-- Written request --
Skip the pictures and repeat each line of the data exactly.

-- Supplied information --
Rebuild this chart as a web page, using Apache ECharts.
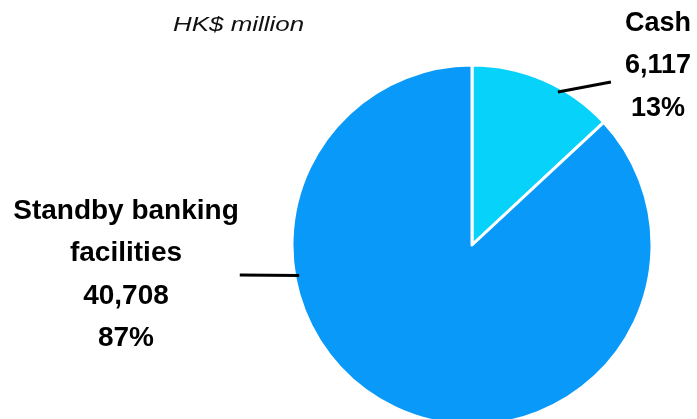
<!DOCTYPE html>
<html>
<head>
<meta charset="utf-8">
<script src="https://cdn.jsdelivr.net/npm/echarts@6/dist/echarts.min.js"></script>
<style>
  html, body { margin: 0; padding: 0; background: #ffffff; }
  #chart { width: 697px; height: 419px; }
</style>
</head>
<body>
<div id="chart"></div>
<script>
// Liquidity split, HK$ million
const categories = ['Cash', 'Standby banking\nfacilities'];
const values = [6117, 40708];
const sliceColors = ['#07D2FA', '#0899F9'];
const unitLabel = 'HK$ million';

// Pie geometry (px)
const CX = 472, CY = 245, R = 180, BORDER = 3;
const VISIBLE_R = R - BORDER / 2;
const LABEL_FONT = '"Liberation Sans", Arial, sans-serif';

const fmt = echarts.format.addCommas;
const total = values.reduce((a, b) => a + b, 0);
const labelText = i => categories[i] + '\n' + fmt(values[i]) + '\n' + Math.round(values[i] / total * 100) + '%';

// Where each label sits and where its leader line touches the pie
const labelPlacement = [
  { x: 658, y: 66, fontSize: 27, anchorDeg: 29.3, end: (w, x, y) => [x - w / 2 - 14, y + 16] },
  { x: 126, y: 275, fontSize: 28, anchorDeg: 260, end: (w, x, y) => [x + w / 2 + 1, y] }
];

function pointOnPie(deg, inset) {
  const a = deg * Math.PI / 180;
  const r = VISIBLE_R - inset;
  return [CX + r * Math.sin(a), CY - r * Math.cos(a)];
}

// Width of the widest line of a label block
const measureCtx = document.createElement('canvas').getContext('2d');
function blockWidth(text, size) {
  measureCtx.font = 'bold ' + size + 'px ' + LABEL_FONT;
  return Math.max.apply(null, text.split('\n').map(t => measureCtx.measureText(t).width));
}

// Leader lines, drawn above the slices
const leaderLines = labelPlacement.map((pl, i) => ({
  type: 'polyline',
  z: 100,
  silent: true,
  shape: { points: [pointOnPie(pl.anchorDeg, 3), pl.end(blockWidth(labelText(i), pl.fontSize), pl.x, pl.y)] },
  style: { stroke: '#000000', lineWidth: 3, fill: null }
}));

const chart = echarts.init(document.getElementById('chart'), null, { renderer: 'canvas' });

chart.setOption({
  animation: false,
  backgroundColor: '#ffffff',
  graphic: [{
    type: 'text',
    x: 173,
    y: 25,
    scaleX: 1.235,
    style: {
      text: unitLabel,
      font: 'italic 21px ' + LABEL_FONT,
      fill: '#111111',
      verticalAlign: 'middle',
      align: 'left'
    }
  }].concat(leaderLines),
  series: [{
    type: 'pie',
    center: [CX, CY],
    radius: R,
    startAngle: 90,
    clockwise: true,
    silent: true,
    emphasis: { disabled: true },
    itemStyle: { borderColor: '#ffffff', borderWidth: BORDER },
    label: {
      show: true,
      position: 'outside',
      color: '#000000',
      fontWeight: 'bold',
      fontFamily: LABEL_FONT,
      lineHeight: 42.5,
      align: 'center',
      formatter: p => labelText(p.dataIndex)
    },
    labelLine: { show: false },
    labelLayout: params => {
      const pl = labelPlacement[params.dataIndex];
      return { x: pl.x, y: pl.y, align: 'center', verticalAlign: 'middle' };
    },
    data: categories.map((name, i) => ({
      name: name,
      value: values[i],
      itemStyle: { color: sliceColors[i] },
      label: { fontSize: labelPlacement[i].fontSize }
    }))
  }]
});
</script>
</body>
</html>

-- Result of this exercise --
Rebuild this chart as a web page, using Apache ECharts.
<!DOCTYPE html>
<html>
<head>
<meta charset="utf-8">
<script src="https://cdn.jsdelivr.net/npm/echarts@6/dist/echarts.min.js"></script>
<style>
  html, body { margin: 0; padding: 0; background: #ffffff; }
  #chart { width: 697px; height: 419px; }
</style>
</head>
<body>
<div id="chart"></div>
<script>
// Liquidity split, HK$ million
const categories = ['Cash', 'Standby banking\nfacilities'];
const values = [6117, 40708];
const sliceColors = ['#07D2FA', '#0899F9'];
const unitLabel = 'HK$ million';

// Pie geometry (px)
const CX = 472, CY = 245, R = 180, BORDER = 3;
const VISIBLE_R = R - BORDER / 2;
const LABEL_FONT = '"Liberation Sans", Arial, sans-serif';

const fmt = echarts.format.addCommas;
const total = values.reduce((a, b) => a + b, 0);
const labelText = i => categories[i] + '\n' + fmt(values[i]) + '\n' + Math.round(values[i] / total * 100) + '%';

// Where each label sits and where its leader line touches the pie
const labelPlacement = [
  { x: 658, y: 66, fontSize: 27, anchorDeg: 29.3, end: (w, x, y) => [x - w / 2 - 14, y + 16] },
  { x: 126, y: 275, fontSize: 28, anchorDeg: 260, end: (w, x, y) => [x + w / 2 + 1, y] }
];

function pointOnPie(deg, inset) {
  const a = deg * Math.PI / 180;
  const r = VISIBLE_R - inset;
  return [CX + r * Math.sin(a), CY - r * Math.cos(a)];
}

// Width of the widest line of a label block
const measureCtx = document.createElement('canvas').getContext('2d');
function blockWidth(text, size) {
  measureCtx.font = 'bold ' + size + 'px ' + LABEL_FONT;
  return Math.max.apply(null, text.split('\n').map(t => measureCtx.measureText(t).width));
}

// Leader lines, drawn above the slices
const leaderLines = labelPlacement.map((pl, i) => ({
  type: 'polyline',
  z: 100,
  silent: true,
  shape: { points: [pointOnPie(pl.anchorDeg, 3), pl.end(blockWidth(labelText(i), pl.fontSize), pl.x, pl.y)] },
  style: { stroke: '#000000', lineWidth: 3, fill: null }
}));

const chart = echarts.init(document.getElementById('chart'), null, { renderer: 'canvas' });

chart.setOption({
  animation: false,
  backgroundColor: '#ffffff',
  graphic: [{
    type: 'text',
    x: 173,
    y: 25,
    scaleX: 1.235,
    style: {
      text: unitLabel,
      font: 'italic 21px ' + LABEL_FONT,
      fill: '#111111',
      verticalAlign: 'middle',
      align: 'left'
    }
  }].concat(leaderLines),
  series: [{
    type: 'pie',
    center: [CX, CY],
    radius: R,
    startAngle: 90,
    clockwise: true,
    silent: true,
    emphasis: { disabled: true },
    itemStyle: { borderColor: '#ffffff', borderWidth: BORDER },
    label: {
      show: true,
      position: 'outside',
      color: '#000000',
      fontWeight: 'bold',
      fontFamily: LABEL_FONT,
      lineHeight: 42.5,
      align: 'center',
      formatter: p => labelText(p.dataIndex)
    },
    labelLine: { show: false },
    labelLayout: params => {
      const pl = labelPlacement[params.dataIndex];
      return { x: pl.x, y: pl.y, align: 'center', verticalAlign: 'middle' };
    },
    data: categories.map((name, i) => ({
      name: name,
      value: values[i],
      itemStyle: { color: sliceColors[i] },
      label: { fontSize: labelPlacement[i].fontSize }
    }))
  }]
});
</script>
</body>
</html>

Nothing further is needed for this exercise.